Liputan6.com, Jakarta Pertanyaan kenapa orang berdosa rezekinya lancar seringkali muncul di benak banyak orang yang melihat fenomena di sekitar mereka. Tidak jarang kita menyaksikan seseorang yang tidak taat beribadah, jarang bersyukur, bahkan terang-terangan bermaksiat, namun kehidupannya dipenuhi dengan limpahan harta dan kemudahan. Fenomena ini membuat banyak orang bertanya-tanya, kenapa orang berdosa rezekinya lancar sementara mereka yang tekun beribadah justru hidup dalam kesederhanaan atau bahkan kesulitan.
Dalam ajaran Islam, terdapat sebuah konsep yang menjelaskan kenapa orang berdosa rezekinya lancar. Konsep ini dikenal dengan istilah "istidraj" - sebuah bentuk tipu daya Allah kepada hamba-Nya yang ingkar.
Istidraj dapat diartikan sebagai pemberian kenikmatan duniawi yang berlimpah kepada seseorang yang jauh dari Allah, yang sebenarnya adalah bentuk azab yang tidak disadari oleh penerimanya. Memahami konsep ini menjadi penting untuk menjawab pertanyaan kenapa orang berdosa rezekinya lancar dan bagaimana seharusnya sikap seorang muslim menghadapi fenomena ini.
Bagi sebagian orang, melihat orang yang bermaksiat namun hidup berkecukupan bisa menimbulkan keraguan terhadap keadilan Allah.

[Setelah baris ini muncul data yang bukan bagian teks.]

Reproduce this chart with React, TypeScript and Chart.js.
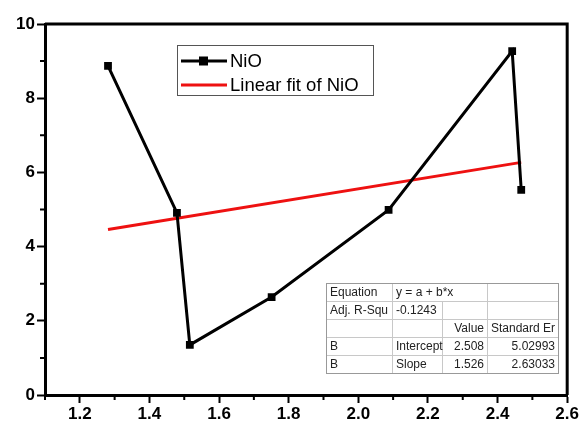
import React, { useEffect, useRef } from "react";
import { Chart, registerables } from "chart.js";

Chart.register(...registerables);

const nioX = [1.281, 1.479, 1.516, 1.751, 2.087, 2.442, 2.468];
const nioY = [8.87, 4.91, 1.35, 2.64, 4.99, 9.27, 5.53];
const fitX = [1.281, 2.468];
const fitY = [4.46, 6.27];
const xMajor = [1.2, 1.4, 1.6, 1.8, 2.0, 2.2, 2.4, 2.6];
const xMinor = [1.1, 1.3, 1.5, 1.7, 1.9, 2.1, 2.3, 2.5];
const yMajor = [0, 2, 4, 6, 8, 10];
const yMinor = [1, 3, 5, 7, 9];
const seriesLabels = ["NiO", "Linear fit of NiO"];
const tableRows = [
  ["Equation", "y = a + b*x", "", ""],
  ["Adj. R-Squ", "-0.1243", "", ""],
  ["", "", "Value", "Standard Er"],
  ["B", "Intercept", "2.508", "5.02993"],
  ["B", "Slope", "1.526", "2.63033"],
];

const FONT = "'Liberation Sans', Arial, sans-serif";

const framePlugin = {
  id: "frame",
  afterDraw(chart: any) {
    const { ctx, chartArea: a, scales } = chart;
    ctx.save();
    // top/right frame
    ctx.strokeStyle = "#000";
    ctx.lineWidth = 3;
    ctx.beginPath();
    ctx.moveTo(a.left, a.top);
    ctx.lineTo(a.right, a.top);
    ctx.lineTo(a.right, a.bottom);
    ctx.stroke();
    // minor ticks
    ctx.lineWidth = 2;
    ctx.beginPath();
    xMinor.forEach((v) => {
      const px = scales.x.getPixelForValue(v);
      ctx.moveTo(px, a.bottom);
      ctx.lineTo(px, a.bottom + 5);
    });
    yMinor.forEach((v) => {
      const py = scales.y.getPixelForValue(v);
      ctx.moveTo(a.left, py);
      ctx.lineTo(a.left - 5, py);
    });
    ctx.stroke();

    // legend
    const lx = a.left + 132;
    const ly = a.top + 21;
    const lw = 196;
    const lh = 50;
    ctx.fillStyle = "#fff";
    ctx.fillRect(lx, ly, lw, lh);
    ctx.strokeStyle = "#555";
    ctx.lineWidth = 1;
    ctx.strokeRect(lx + 0.5, ly + 0.5, lw, lh);
    const r1 = ly + 16;
    const r2 = ly + 40;
    ctx.strokeStyle = "#000";
    ctx.lineWidth = 3;
    ctx.beginPath();
    ctx.moveTo(lx + 4, r1);
    ctx.lineTo(lx + 50, r1);
    ctx.stroke();
    ctx.fillStyle = "#000";
    ctx.fillRect(lx + 22, r1 - 4.5, 9, 9);
    ctx.strokeStyle = "#ee1111";
    ctx.beginPath();
    ctx.moveTo(lx + 4, r2);
    ctx.lineTo(lx + 50, r2);
    ctx.stroke();
    ctx.fillStyle = "#000";
    ctx.font = `18.5px ${FONT}`;
    ctx.textBaseline = "middle";
    ctx.textAlign = "left";
    ctx.fillText(seriesLabels[0], lx + 53, r1 + 1);
    ctx.fillText(seriesLabels[1], lx + 53, r2 + 1);

    // table
    const tx = 326;
    const ty = 283;
    const cols = [326, 392, 442, 487, 558];
    const rh = 18;
    ctx.fillStyle = "#fff";
    ctx.fillRect(tx, ty, cols[4] - tx, rh * 5);
    ctx.strokeStyle = "#c8c8c8";
    ctx.lineWidth = 1;
    ctx.beginPath();
    for (let i = 0; i <= 5; i++) {
      ctx.moveTo(tx, ty + i * rh + 0.5);
      ctx.lineTo(cols[4], ty + i * rh + 0.5);
    }
    cols.forEach((c, i) => {
      if (i === 2) {
        ctx.moveTo(c + 0.5, ty + rh);
        ctx.lineTo(c + 0.5, ty + rh * 5);
      } else {
        ctx.moveTo(c + 0.5, ty);
        ctx.lineTo(c + 0.5, ty + rh * 5);
      }
    });
    ctx.stroke();
    ctx.strokeStyle = "#999";
    ctx.strokeRect(tx + 0.5, ty + 0.5, cols[4] - tx, rh * 5);
    ctx.fillStyle = "#222";
    ctx.font = `12px ${FONT}`;
    tableRows.forEach((row, ri) => {
      const cy = ty + ri * rh + rh / 2 + 1;
      row.forEach((txt, ci) => {
        if (!txt) return;
        if (ci >= 2) {
          ctx.textAlign = "right";
          ctx.fillText(txt, cols[ci + 1] - 3, cy);
        } else {
          ctx.textAlign = "left";
          ctx.fillText(txt, cols[ci] + 4, cy);
        }
      });
    });
    ctx.restore();
  },
};

export default function App() {
  const ref = useRef<HTMLCanvasElement>(null);
  useEffect(() => {
    const chart = new Chart(ref.current!, {
      type: "scatter",
      data: {
        datasets: [
          {
            label: seriesLabels[0],
            data: nioX.map((x, i) => ({ x, y: nioY[i] })),
            showLine: true,
            borderColor: "#000",
            backgroundColor: "#000",
            borderWidth: 3,
            pointStyle: "rect",
            pointRadius: 5.5,
            pointBorderWidth: 0,
          },
          {
            label: seriesLabels[1],
            data: fitX.map((x, i) => ({ x, y: fitY[i] })),
            showLine: true,
            borderColor: "#ee1111",
            backgroundColor: "#ee1111",
            borderWidth: 3,
            pointRadius: 0,
          },
        ],
      },
      options: {
        animation: false,
        responsive: false,
        events: [],
        layout: { padding: { top: 24, right: 12, left: 0, bottom: 0 } },
        plugins: { legend: { display: false }, tooltip: { enabled: false } },
        scales: {
          x: {
            type: "linear",
            min: 1.1,
            max: 2.6,
            afterBuildTicks: (s: any) => {
              s.ticks = xMajor.map((v) => ({ value: v }));
            },
            afterFit: (s: any) => {
              s.height = 32;
            },
            grid: {
              drawOnChartArea: false,
              drawTicks: true,
              tickLength: 8,
              tickWidth: 2,
              tickColor: "#000",
            },
            border: { display: true, color: "#000", width: 3 },
            ticks: {
              padding: 1,
              color: "#000",
              font: { family: FONT, size: 17, weight: "bold" },
              callback: (v: any) => Number(v).toFixed(1),
            },
          },
          y: {
            type: "linear",
            min: 0,
            max: 10,
            afterBuildTicks: (s: any) => {
              s.ticks = yMajor.map((v) => ({ value: v }));
            },
            afterFit: (s: any) => {
              s.width = 45;
            },
            grid: {
              drawOnChartArea: false,
              drawTicks: true,
              tickLength: 8,
              tickWidth: 2,
              tickColor: "#000",
            },
            border: { display: true, color: "#000", width: 3 },
            ticks: {
              padding: 2,
              color: "#000",
              font: { family: FONT, size: 17, weight: "bold" },
              callback: (v: any) => String(v),
            },
          },
        },
      } as any,
      plugins: [framePlugin],
    });
    return () => chart.destroy();
  }, []);
  return (
    <div style={{ position: "fixed", left: 0, top: 0, width: 580, height: 427, background: "#fff" }}>
      <canvas ref={ref} width={580} height={427} style={{ display: "block" }} />
    </div>
  );
}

Namun, ajaran Islam memberikan perspektif yang lebih dalam tentang makna rezeki dan kenikmatan dunia.
Artikel ini akan mengupas tuntas mengapa Allah memberikan kelapangan rezeki kepada sebagian orang yang berdosa, apa sebenarnya istidraj, dan bagaimana seorang muslim seharusnya menyikapi keadaan ketika melihat kenapa orang berdosa rezekinya lancar dalam kehidupan sehari-hari.
Berikut rangkuman lengkapnya, yang telah Liputan6.com susun pada Senin (10/3).
Istidraj: Ujian atau Siksaan Terselubung?
Istidraj merupakan salah satu konsep dalam Islam yang menjelaskan fenomena ketika seorang hamba yang jauh dari Allah justru diberikan kenikmatan dan kelapangan rezeki. Secara bahasa, istidraj berasal dari kata "daraja" yang berarti menaiki tangga atau berangsur-angsur. Dalam konteks agama, istidraj memiliki arti bahwa Allah akan menjatuhkan manusia karena kelalaiannya ke lembah kehinaan atau karena mengabaikan peringatan-Nya dengan cara yang berangsur-angsur.
Dalam kitab Al-Mawaidz Al-Badi'ah dijelaskan bahwa istidraj adalah suatu keadaan dalam hidup manusia yang berpotensi membawanya ke derajat yang rendah. Definisi ini menunjukkan bahwa istidraj bukanlah sebuah kemuliaan atau karunia, melainkan sebuah jebakan yang bisa membawa seseorang ke dalam kebinasaan. Konsep ini sejalan dengan penjelasan Quraish Shihab dalam bukunya "Hidup Bersama Al Quran 1" yang mendefinisikan istidraj sebagai kesenangan dan nikmat yang Allah berikan kepada hamba yang jauh dari-Nya, yang sebenarnya menjadi sebuah azab baginya.
Konsep istidraj juga disebutkan secara eksplisit dalam Al-Qur'an. Salah satunya terdapat dalam surat al-Qalam ayat 44:
فَذَرْنِيْ وَمَنْ يُّكَذِّبُ بِهٰذَا الْحَدِيْثِۗ سَنَسْتَدْرِجُهُمْ مِّنْ حَيْثُ لَا يَعْلَمُوْنَۙ
Artinya: "Maka serahkanlah kepada-Ku (urusannya) dan orang-orang yang mendustakan perkataan ini (Al-Qur'an). Kelak akan Kami hukum mereka berangsur-angsur dari arah yang tidak mereka ketahui."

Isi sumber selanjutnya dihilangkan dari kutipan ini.